Barker returns to London after 15 years in the pokey, having been sent there by corrupt Judge Turpin (Alan Rickman) who had eyes on Barker’s wife and later adopted the couple’s young daughter. Fifteen years has turned Barker into a creature capable only of thoughts of vengeance. He mutters lyrics that are bleaker than anything Broadway has ever dared churn out (“There’s a hole in the world like a great black pit, and it’s stuffed full of people that are stuffed full of sh*t”), but the thing that makes you want to go along for the ride is the damnably catchy music by Sondheim. This must be what Brecht and Kurt Weill had in mind in The Threepenny Opera: an examination of how horrific the world can be that had people humming Mack the Knife as they hit the exits.

There is something Brechtian about Burton’s Sweeney Todd, too, perhaps — the layers of carefully crafted ironic distance that allow us to perversely admire Depp’s killing spree. It comes through in the scene where Mrs. Lovett has her “epiphany” about what to do with the body of Pirelli (a rival barber played by Sacha Baron Cohen, a.k.a. Borat, whose attempt to blackmail Barker costs him his throat). She posits the notion that human meat would taste much better in her pies than the cat corpses that a rival baker sells, and so Mrs. Lovett and Mr. Todd mesh their peculiar insanities into one fine enterprise: he clips them with the razor; she serves them up as baked goods.

A love of the lurid is nothing new for Burton, and this type of “blood and circus” entertainment didn’t first show up in movies like Hostel and Saw. It was present in the grand guignol slasher plays of 19th-century Paris which served up amoral horror shows to wide-eyed audiences. Vengeance is a staple of cinema, art and theater all the way back to Jacobean drama, and possibly much before (what is The Odyssey if not a tale of righteous payback?). But here, it’s given fresh voice for a new generation: the gapers who will sit through Pirates of the Caribbean movies that are slower in the water than a leaky galleon. And there is something perversely amusing about seeing Depp — declared one of Hollywood’s biggest box-office stars, thanks to those cinematic theme-park rides — relishing a role that is definitely not for kids.

Depp has a grand chameleon-like talent: he takes on the mannerisms of his characters like well-worn clothes, yet offers (with the possible exception of Edward Scissorhands and Donnie Brasco) little inner life beyond a brooding countenance.

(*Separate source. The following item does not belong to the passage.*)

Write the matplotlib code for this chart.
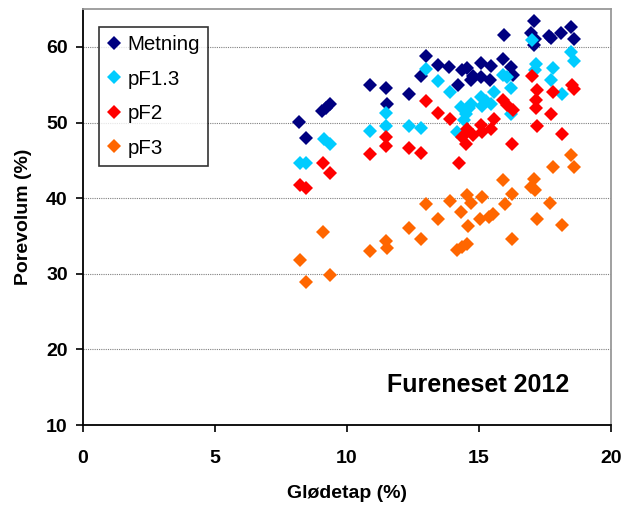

Depp’s insistence on slipping into characters, rather than filtering up personal emotion in the American “Method actor” way, leaves us marveling at his performances objectively, rather than feeling them deeply. Something Brechtian about that, too. Whether it’s Z-movie director Ed Wood, gonzo writer Hunter S. Thompson, or a Keith Richards-influenced turn as pirate Jack Sparrow, Depp’s roles have largely been about protective coloration. His Mr. Todd is no exception, but here the character fits like a glove. Or maybe like the razor that sits so perfectly in his hand that he garbles out, “At last, my arm is complete!”

Here he’s in good form, displaying a glee not only for vengeance but for Sondheim’s memorable songs, belting out My Friends (a love song to his long-idle razors), No Place Like London and a duet with Rickman (Pretty Women) that is a highlight. There’s the gleeful A Little Priest, in which baker and barber cook up a scheme to get rid of the world’s unnecessary people, and a fine little comic set-piece called By the Sea. The music, written in the ‘60s, is certainly prettier than most recent Broadway or Disney-film fare, yet sung in ironic juxtaposition (such as Pretty Women, during which Depp holds a blade perilously above Rickman’s throat), it walks a fine razor edge between sublime beauty and sublime evil. Almost subversive.

But as usual, Burton is more interested in surface notes than in the true nature of evil. The details are dazzling, such as a mad camera sweep through a CGI-created London; or the cotton-gray clouds billowing above the city, recalling Batman Returns and German Expressionist cinema; then there’s an elaborate barber chair/abattoir assembly line, and those ever-higher, ever-sharper, ever-brighter gouts of blood. We get some background on how miserable London workhouses were for kids (Ed Sanders as street urchin Toby), and we can certainly dig why Barker is so pissed off, but we never really get the darker undercurrents beneath his character’s bloodlust. This might be too much to expect, asking Burton to probe the nature of evil with a little bit more precision than his Sweeney Todd swings a razor. But it would add more depth to Burton’s already impressive résumé if he could someday get past the gore and find the inhuman heart beating there.